Dezejo a sua saude geralmente a tudo o quanto lhe pertence a ?? he ofreço no seu serbiço &

                Il.mo Sñr

 

No dia de onte findou o nosso contrato com o serujião i por isso Rogo a V S.ª o favor de me não pedir mais por semelhante patife; por isso antes quero que V S.ª fique com elle de o tal maroto; para quem entende bai isto.

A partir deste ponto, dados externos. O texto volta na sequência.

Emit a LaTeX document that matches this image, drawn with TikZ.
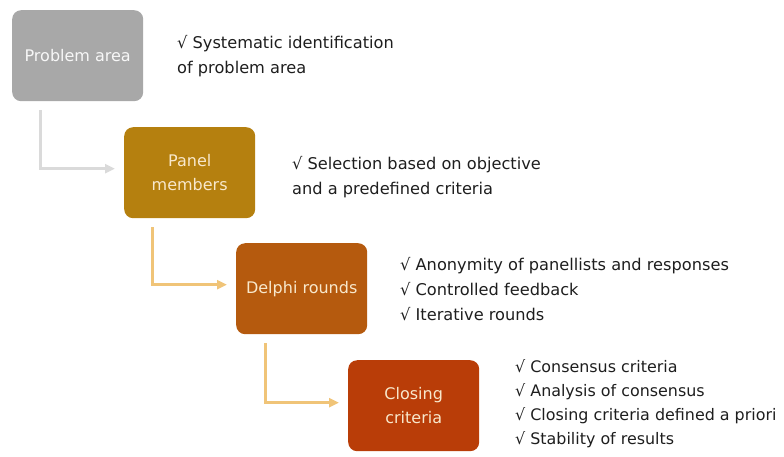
\documentclass[tikz,border=0pt]{standalone}
\usepackage{fontspec}
\setmainfont{DejaVu Sans}
\usetikzlibrary{arrows.meta,positioning}
\definecolor{cgray}{HTML}{A8A8A8}
\definecolor{cpanel}{HTML}{B5800F}
\definecolor{cdelphi}{HTML}{B55A0E}
\definecolor{cclose}{HTML}{B93D08}
\definecolor{lgray}{HTML}{DADADA}
\definecolor{lorange}{HTML}{F0C478}
\definecolor{txt}{HTML}{1E1E1E}
\definecolor{cream}{HTML}{F8E8CC}
\tikzset{
  stage/.style={rounded corners=9pt, minimum width=131pt, minimum height=91pt, inner sep=0pt, align=center, font=\fontsize{16}{24}\selectfont, text=cream, anchor=north west},
  conn/.style={line width=3pt, -{Triangle[length=10pt,width=9pt]}},
  note/.style={anchor=base west, align=left, inner sep=0pt, text=txt, font=\fontsize{16.2}{25}\selectfont}
}
\begin{document}
\begin{tikzpicture}[x=1pt,y=-1pt]
\useasboundingbox (0,0) rectangle (784,456);
\node[stage, fill=cgray, text=white!94!gray] (pa) at (12,10) {Problem area};
\node[stage, fill=cpanel] (pm) at (124,127) {Panel\\members};
\node[stage, fill=cdelphi] (dr) at (236,243) {Delphi rounds};
\node[stage, fill=cclose] (cc) at (348,360) {Closing\\criteria};

\draw[conn, lgray] ([xshift=28pt,yshift=-9pt]pa.south west) |- ([xshift=-9pt,yshift=4pt]pm.west);
\draw[conn, lorange] ([xshift=28pt,yshift=-9pt]pm.south west) |- ([xshift=-9pt,yshift=4pt]dr.west);
\draw[conn, lorange] ([xshift=29pt,yshift=-9pt]dr.south west) |- ([xshift=-9pt,yshift=3pt]cc.west);

\node[note] (n1) at (177,73) {√ Systematic identification\\of problem area};
\node[note] (n2) at (292,194) {√ Selection based on objective\\and a predefined criteria};
\node[note] (n3) at (400,320) {√ Anonymity of panellists and responses\\√ Controlled feedback\\√ Iterative rounds};
\node[note, font=\fontsize{15.9}{24}\selectfont] (n4) at (515,444) {√ Consensus criteria\\√ Analysis of consensus\\√ Closing criteria defined a priori\\√ Stability of results};
\end{tikzpicture}
\end{document}
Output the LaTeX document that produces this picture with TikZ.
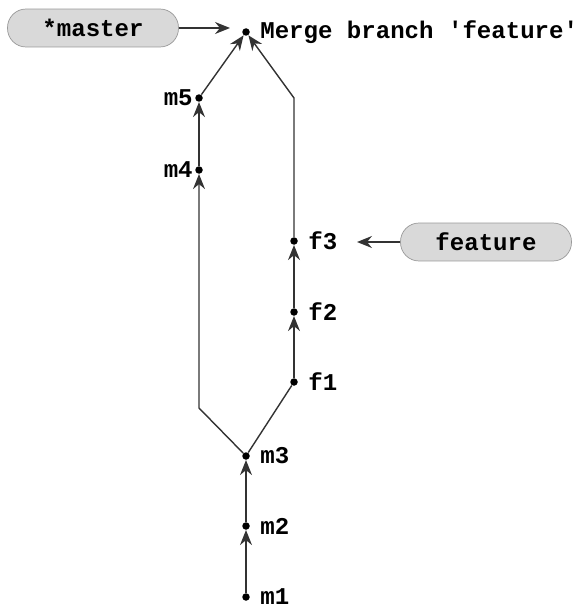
\documentclass[tikz,border=0pt]{standalone}
\usepackage{fontspec}
\setmonofont{Liberation Mono}
\usetikzlibrary{arrows.meta}
\begin{document}
\begin{tikzpicture}[x=0.02cm,y=-0.02cm,
  commit/.style={circle,fill=black,inner sep=0pt,minimum size=0.15cm},
  lbl/.style={font=\fontsize{13.7}{16}\selectfont\ttfamily\bfseries,label distance=0.08cm},
  lbll/.style={lbl,label distance=-0.08cm},
  branch/.style={draw=black!40,fill=black!15,rounded corners=0.37cm,minimum width=3.42cm,minimum height=0.76cm,font=\fontsize{13.7}{16}\selectfont\ttfamily\bfseries},
  hist/.style={draw=black!80,line width=0.8pt,-{Stealth[length=0.3cm,width=0.24cm,inset=0.1cm]}},
  plain/.style={draw=black!80,line width=0.8pt}]
\useasboundingbox (0,0) rectangle (578,608);
% commits on master
\node[commit,label={[lbl]right:m1}] (m1) at (246,597) {};
\node[commit,label={[lbl]right:m2}] (m2) at (246,526) {};
\node[commit,label={[lbl]right:m3}] (m3) at (246,456) {};
\node[commit,label={[lbll]left:m4}] (m4) at (199,170) {};
\node[commit,label={[lbll]left:m5}] (m5) at (199,98) {};
% commits on feature
\node[commit,label={[lbl]right:f1}] (f1) at (294,382) {};
\node[commit,label={[lbl]right:f2}] (f2) at (294,312) {};
\node[commit,label={[lbl]right:f3}] (f3) at (294,241) {};
% merge commit
\node[commit,label={[lbl]right:Merge branch 'feature'}] (merge) at (246,32) {};
\coordinate (bendl) at (199,408);
\coordinate (bendr) at (294,98);

\draw[hist] (m1) -- (m2);
\draw[hist] (m2) -- (m3);
\draw[hist] (m3) -- (bendl) -- (m4);
\draw[hist] (m4) -- (m5);
\draw[hist] (m5) -- (merge);
\draw[plain] (m3) -- (f1);
\draw[hist] (f1) -- (f2);
\draw[hist] (f2) -- (f3);
\draw[hist] (f3) -- (bendr) -- (merge);

% branch pointers
\node[branch] (master) at (93,28) {*master};
\node[branch] (feature) at (486,242) {feature};
\coordinate (mastertip) at (230,28);
\coordinate (featuretip) at (357,242);
\draw[hist] (master) -- (mastertip);
\draw[hist] (feature) -- (featuretip);
\end{tikzpicture}
\end{document}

Fico pronto para tudo o quanto lhe prestar

   Sou seu v

                           Thomaz Joaquim Codeço

  1. S. os trinta mil reis que recebi ficão a comta da obrigação que tenho delle.»

 

E esta carta entende-se, ligando-a com a tentativa de conciliação feita na Casa e Quinta da Cerdeira em 9 de Junho de 1838 perante o cidadão Joaquim Thomaz Correia Feijó, juiz da paz e órfãos no círculo das freguesias de São Paio, Vila e anexas, diligência a que não compareceu Manuel José de Caldas.

A morte levou Tomaz das Quingostas sem lhe dar tempo para fechar as contas com os fornecedores da sua casa, nem com os credores e como seu pai, José Codeço, já tinha falecido, herdou-lhe os bens a mãe, a quem todos eles foram pedir a liquidação dos débitos.

Aceite a herança a título de inventário, foi no tribunal que se ajustaram as contas, tendo os jurados reduzido ao justo valor várias das verbas pedidas.

Pequena quantia foi reclamada pelo crédor Dom Pedro Vasques de Puga, da Casa e Quinta da Moreira, na Galiza e apenas 63$940 reis foi a soma exigida por António Luís Pereira, negociante, do lugar dos Moinhos, da freguesia de Paderne, proveniente de vários fornecimentos feitos ao Tomaz das Quingostas, tais como maços de cigarros, caixas de fósforos, queijo, bacalhau, 15 kilos de açúcar, verbas de dinheiro emprestado, como 1$440 e 2$400 reis, um tinteiro e areeiro de louça, um par de luvas de troçal de sêda preta e outro de seda azul, chumbo de caça, uma importância de fogo paga ao fogueteiro de Santa Cristina, 14$000 reis, a maior verba lida nesta conta.